After various excavation and safety works, the site was opened to the public by the ‘Borbonica Sotterranea’ Cultural Association on 29 October 2010, which, with the support of volunteers, cleared the cavities of accumulated debris, thus creating an underground route of incredible cultural interest.
In September 2013, thanks to ongoing excavation campaigns, a second, larger, multi-level bomb shelter was found. After various works, the access ladder from Palazzo Serra di Cassano was also intercepted. On 30 January 2016, this site was opened to the public.
What are the accessible routes?
The Galleria Borbonica offers four types of route and allows an immersion in two centuries of history by descending 40 metres into tunnels and underground passages:
you can choose between the Standard Route, where you walk inside the Gallery, in the areas of the war shelter and in the aqueduct cisterns, in an evocative journey to discover underground Naples, the Adventure Route, where you can admire 16th and 17th century cisterns and navigate on a raft along the underground watercourse created by the aquifer, the Speleo Route, the longest and most exciting, where, with helmet, suit and harness, one explores the tunnels and cisterns of the ancient underground aqueduct, and the Via delle Memorie, accessible to all, during which one walks among the war shelters.

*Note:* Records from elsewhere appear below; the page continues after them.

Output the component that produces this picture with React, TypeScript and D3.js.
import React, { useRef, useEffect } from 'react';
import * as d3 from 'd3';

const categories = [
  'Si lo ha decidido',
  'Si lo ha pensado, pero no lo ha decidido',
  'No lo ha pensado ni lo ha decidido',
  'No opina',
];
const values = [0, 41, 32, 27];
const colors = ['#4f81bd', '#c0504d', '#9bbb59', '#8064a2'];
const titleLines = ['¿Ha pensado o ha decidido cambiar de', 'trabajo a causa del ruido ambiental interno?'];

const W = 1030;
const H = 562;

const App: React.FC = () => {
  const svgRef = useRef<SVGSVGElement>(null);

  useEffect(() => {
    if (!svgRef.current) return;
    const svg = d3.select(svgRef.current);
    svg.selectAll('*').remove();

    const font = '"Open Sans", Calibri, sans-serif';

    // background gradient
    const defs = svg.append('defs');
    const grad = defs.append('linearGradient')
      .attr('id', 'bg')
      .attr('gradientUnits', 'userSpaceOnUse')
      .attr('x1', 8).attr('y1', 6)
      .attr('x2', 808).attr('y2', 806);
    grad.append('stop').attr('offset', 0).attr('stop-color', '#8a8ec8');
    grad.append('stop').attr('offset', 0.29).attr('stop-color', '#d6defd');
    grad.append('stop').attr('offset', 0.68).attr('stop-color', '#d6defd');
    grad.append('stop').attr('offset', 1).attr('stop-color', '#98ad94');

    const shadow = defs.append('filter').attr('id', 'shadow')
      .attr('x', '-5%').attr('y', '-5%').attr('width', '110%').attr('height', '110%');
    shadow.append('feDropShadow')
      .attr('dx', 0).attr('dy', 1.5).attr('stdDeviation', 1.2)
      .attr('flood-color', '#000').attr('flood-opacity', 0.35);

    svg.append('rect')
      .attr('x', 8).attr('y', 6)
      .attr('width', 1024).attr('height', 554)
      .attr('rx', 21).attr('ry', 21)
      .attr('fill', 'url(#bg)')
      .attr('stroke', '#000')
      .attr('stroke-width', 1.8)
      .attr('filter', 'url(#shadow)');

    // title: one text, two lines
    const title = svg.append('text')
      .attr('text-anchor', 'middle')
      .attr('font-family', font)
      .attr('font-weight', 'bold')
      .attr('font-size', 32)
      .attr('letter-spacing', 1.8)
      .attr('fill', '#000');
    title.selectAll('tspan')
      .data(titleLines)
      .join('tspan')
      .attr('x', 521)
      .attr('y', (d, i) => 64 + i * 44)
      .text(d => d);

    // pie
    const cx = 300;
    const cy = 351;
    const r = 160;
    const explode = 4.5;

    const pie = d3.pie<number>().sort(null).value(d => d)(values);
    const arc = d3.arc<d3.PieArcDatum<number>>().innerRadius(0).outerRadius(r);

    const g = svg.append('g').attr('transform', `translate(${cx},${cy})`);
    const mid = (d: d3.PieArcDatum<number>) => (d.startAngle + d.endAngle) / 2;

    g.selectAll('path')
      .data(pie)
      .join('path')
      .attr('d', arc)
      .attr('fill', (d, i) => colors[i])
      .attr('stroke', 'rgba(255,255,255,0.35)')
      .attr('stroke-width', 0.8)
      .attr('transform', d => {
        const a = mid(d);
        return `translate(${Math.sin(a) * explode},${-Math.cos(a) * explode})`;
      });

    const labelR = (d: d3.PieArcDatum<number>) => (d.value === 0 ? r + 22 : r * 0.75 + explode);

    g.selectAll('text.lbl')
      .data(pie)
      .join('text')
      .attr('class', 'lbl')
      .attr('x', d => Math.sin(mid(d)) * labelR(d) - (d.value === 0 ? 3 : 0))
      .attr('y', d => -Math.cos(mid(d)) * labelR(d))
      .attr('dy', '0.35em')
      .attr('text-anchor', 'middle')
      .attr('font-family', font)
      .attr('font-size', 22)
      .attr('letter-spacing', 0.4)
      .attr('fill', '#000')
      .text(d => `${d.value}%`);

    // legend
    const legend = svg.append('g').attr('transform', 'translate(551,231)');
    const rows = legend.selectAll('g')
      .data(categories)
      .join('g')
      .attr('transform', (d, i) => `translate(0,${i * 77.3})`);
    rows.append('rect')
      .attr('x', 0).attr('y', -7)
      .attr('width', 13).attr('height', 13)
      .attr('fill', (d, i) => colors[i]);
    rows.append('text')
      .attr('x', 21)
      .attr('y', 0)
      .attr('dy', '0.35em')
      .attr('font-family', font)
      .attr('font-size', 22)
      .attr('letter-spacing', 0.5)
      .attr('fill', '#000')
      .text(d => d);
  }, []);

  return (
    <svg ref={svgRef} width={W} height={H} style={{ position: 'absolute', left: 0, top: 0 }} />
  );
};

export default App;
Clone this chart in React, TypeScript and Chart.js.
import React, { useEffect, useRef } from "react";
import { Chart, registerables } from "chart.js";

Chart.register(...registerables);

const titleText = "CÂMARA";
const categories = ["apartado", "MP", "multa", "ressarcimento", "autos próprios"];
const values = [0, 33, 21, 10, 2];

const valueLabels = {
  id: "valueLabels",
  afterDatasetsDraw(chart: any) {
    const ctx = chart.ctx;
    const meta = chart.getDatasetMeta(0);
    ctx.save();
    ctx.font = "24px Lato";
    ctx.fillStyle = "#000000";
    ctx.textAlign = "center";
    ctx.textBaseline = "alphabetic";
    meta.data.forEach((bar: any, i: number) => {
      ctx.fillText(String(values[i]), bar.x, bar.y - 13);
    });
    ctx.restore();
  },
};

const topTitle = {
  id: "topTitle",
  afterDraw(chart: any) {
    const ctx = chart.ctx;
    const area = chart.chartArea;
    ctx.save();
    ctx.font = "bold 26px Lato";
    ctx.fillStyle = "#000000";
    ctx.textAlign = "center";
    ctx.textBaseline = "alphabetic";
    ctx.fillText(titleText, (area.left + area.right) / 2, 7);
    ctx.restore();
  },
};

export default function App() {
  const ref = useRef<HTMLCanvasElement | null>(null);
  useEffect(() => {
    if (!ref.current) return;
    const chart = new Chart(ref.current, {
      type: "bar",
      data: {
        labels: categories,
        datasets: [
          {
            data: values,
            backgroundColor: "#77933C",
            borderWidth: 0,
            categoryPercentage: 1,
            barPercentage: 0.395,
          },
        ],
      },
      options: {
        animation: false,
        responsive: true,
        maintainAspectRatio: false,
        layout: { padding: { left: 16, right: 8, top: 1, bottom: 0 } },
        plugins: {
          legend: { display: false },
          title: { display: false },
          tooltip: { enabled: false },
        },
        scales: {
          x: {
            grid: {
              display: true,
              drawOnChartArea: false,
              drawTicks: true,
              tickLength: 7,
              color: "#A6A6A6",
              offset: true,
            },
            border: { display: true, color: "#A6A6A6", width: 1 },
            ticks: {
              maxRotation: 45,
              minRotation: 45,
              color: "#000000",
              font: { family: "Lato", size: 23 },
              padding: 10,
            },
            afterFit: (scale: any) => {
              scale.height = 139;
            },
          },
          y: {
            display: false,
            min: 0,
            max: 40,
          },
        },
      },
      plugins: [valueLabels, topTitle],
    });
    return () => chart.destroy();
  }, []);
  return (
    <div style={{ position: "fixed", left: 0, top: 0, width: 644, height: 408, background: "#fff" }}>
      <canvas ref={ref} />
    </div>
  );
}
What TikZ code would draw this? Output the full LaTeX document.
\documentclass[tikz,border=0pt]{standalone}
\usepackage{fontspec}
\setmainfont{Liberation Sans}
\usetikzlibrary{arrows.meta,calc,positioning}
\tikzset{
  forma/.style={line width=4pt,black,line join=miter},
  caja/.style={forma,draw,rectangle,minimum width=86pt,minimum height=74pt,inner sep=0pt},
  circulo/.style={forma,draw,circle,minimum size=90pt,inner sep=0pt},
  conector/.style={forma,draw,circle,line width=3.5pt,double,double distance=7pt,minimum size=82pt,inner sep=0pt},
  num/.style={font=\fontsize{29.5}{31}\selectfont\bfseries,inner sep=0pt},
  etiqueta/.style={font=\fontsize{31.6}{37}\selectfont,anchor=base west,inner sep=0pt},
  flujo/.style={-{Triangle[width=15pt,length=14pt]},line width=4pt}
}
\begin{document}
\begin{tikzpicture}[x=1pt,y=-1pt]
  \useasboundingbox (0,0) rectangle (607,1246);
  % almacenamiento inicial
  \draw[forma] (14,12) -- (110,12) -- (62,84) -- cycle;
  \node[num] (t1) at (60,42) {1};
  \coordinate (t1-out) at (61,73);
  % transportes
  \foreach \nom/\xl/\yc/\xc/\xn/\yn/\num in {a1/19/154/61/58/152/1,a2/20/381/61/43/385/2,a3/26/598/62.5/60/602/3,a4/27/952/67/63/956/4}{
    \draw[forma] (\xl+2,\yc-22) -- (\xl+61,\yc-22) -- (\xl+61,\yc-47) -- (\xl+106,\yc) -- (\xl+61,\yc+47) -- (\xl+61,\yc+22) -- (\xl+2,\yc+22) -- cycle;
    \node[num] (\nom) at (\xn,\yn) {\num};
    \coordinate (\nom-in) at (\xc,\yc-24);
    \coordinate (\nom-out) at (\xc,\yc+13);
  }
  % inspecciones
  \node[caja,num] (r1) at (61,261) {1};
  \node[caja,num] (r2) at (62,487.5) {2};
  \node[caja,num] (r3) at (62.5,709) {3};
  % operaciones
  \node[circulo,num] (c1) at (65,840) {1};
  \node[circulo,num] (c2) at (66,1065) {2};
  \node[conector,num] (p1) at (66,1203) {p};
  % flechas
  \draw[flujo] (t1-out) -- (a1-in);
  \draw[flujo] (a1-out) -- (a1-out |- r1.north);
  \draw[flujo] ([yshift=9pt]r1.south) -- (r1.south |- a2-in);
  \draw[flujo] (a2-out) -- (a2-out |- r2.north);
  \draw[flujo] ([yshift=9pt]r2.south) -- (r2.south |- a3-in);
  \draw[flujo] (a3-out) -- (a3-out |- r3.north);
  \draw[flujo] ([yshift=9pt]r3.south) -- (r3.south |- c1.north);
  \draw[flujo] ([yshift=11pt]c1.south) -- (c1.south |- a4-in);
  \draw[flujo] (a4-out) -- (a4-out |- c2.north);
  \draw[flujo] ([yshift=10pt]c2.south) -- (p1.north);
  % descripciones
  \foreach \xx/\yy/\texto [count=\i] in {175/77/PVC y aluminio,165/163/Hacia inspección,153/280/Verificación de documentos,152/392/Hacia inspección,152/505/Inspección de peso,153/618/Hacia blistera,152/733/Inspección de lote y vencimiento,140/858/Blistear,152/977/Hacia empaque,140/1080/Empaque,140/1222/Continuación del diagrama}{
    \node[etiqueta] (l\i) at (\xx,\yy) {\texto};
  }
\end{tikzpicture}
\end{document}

Some rooms, with their striking tufa walls, can also host theatre, music, dance, art exhibitions or fashion shows. Now an important tourist attraction, the Gallery, also known as the Bourbon Tunnel, has three entrances: one near Piazza del Plebiscito, another near Piazza dei Martiri, on Via Domenico Morelli, and the last at Palazzo Serra di Cassano. This is an excellent opportunity to experience an enthralling, exciting and overwhelming adventure in the Neapolitan underground.